### Work to complete
Starting with the first line of the data below, copy each line up to and including the one containing "y_ticks = [0, 100000, 200000, 300000, 400000]". Pictures stay out.

------------------------------------------------------------------------

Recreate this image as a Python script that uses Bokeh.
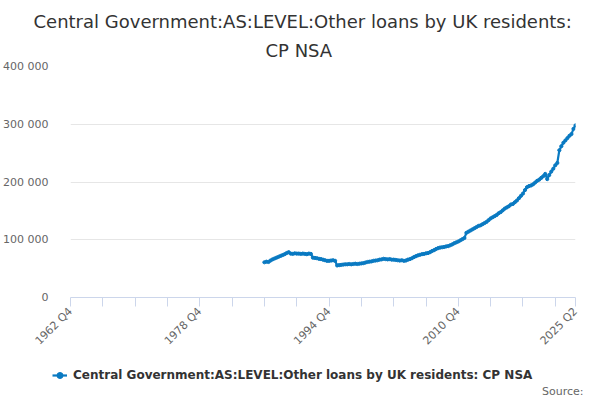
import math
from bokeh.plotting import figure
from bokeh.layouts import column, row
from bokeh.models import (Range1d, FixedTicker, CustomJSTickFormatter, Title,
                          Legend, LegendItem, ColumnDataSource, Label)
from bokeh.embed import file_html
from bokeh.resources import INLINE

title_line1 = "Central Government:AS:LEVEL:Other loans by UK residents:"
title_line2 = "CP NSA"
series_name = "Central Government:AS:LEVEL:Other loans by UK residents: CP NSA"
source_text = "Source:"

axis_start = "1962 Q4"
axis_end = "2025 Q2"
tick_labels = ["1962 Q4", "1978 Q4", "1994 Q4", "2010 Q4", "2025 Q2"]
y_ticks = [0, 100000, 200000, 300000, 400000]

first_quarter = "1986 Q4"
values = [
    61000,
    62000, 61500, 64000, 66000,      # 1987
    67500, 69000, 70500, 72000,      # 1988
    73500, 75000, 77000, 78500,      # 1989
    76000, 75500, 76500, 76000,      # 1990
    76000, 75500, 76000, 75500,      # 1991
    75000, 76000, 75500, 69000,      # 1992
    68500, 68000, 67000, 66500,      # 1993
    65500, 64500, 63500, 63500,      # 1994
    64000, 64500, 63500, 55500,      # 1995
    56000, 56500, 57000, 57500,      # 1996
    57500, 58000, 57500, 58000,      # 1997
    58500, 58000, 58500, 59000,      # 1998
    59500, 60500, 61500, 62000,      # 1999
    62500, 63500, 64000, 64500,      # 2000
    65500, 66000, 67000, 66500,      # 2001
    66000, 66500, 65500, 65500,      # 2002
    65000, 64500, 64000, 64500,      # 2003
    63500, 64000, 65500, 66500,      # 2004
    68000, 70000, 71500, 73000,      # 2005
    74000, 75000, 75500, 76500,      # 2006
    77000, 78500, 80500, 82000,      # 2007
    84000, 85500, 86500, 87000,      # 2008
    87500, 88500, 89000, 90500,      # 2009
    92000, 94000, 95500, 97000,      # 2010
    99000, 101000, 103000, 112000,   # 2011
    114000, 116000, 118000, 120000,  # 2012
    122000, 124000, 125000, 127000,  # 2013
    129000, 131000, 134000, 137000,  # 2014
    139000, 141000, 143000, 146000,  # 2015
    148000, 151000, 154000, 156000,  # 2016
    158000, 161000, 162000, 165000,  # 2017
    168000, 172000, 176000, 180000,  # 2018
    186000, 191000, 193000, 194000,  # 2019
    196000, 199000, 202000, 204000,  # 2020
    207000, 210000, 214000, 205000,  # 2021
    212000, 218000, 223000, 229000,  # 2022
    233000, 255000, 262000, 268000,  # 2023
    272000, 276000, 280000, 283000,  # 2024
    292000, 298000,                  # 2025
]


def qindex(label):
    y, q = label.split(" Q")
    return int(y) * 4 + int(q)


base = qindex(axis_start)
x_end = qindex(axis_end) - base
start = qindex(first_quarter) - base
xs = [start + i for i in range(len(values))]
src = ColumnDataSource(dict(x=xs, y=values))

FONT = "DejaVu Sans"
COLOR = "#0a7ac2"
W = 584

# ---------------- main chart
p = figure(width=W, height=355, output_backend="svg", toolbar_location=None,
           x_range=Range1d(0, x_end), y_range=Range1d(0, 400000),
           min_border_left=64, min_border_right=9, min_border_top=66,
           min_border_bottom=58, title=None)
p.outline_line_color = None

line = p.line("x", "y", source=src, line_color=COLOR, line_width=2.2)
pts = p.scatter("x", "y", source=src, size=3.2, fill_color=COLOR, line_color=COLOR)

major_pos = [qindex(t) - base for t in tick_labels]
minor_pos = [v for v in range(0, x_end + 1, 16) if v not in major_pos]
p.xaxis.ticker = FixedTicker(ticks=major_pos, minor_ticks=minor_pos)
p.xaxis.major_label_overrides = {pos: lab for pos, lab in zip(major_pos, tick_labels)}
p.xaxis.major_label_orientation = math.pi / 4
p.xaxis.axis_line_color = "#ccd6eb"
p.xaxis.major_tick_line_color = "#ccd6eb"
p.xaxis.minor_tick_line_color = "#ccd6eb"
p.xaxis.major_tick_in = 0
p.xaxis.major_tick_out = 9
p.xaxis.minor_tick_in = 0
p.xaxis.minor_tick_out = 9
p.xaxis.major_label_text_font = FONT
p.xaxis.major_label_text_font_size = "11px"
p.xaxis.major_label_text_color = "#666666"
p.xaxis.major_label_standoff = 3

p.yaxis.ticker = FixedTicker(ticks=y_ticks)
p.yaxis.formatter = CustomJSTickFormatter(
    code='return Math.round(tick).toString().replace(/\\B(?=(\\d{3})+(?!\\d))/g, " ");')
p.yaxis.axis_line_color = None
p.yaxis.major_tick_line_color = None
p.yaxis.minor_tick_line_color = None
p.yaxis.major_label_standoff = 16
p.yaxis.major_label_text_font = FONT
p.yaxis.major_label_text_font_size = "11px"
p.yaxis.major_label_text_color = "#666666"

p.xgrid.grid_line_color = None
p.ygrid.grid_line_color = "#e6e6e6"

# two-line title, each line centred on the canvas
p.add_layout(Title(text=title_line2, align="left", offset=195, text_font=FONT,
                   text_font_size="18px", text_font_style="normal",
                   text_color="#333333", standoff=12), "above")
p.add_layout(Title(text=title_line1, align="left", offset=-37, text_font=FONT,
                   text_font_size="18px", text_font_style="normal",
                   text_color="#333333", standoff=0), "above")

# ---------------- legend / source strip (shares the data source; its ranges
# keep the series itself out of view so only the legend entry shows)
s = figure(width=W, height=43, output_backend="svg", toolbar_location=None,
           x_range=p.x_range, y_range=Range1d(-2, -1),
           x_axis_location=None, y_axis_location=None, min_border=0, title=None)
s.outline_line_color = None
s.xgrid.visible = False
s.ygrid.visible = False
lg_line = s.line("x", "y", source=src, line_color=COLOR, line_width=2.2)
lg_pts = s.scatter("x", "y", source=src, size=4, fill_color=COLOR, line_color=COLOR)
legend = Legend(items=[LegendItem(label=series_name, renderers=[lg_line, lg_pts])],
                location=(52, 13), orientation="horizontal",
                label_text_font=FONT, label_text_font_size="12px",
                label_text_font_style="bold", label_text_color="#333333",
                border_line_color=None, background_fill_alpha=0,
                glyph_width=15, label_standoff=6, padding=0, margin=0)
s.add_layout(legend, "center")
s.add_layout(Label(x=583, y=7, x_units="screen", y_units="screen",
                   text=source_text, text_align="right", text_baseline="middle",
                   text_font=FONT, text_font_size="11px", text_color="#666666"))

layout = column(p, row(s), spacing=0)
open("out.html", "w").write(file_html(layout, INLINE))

------------------------------------------------------------------------

### Answer to the task
Recreate this image as a Python script that uses Bokeh.
import math
from bokeh.plotting import figure
from bokeh.layouts import column, row
from bokeh.models import (Range1d, FixedTicker, CustomJSTickFormatter, Title,
                          Legend, LegendItem, ColumnDataSource, Label)
from bokeh.embed import file_html
from bokeh.resources import INLINE

title_line1 = "Central Government:AS:LEVEL:Other loans by UK residents:"
title_line2 = "CP NSA"
series_name = "Central Government:AS:LEVEL:Other loans by UK residents: CP NSA"
source_text = "Source:"

axis_start = "1962 Q4"
axis_end = "2025 Q2"
tick_labels = ["1962 Q4", "1978 Q4", "1994 Q4", "2010 Q4", "2025 Q2"]
y_ticks = [0, 100000, 200000, 300000, 400000]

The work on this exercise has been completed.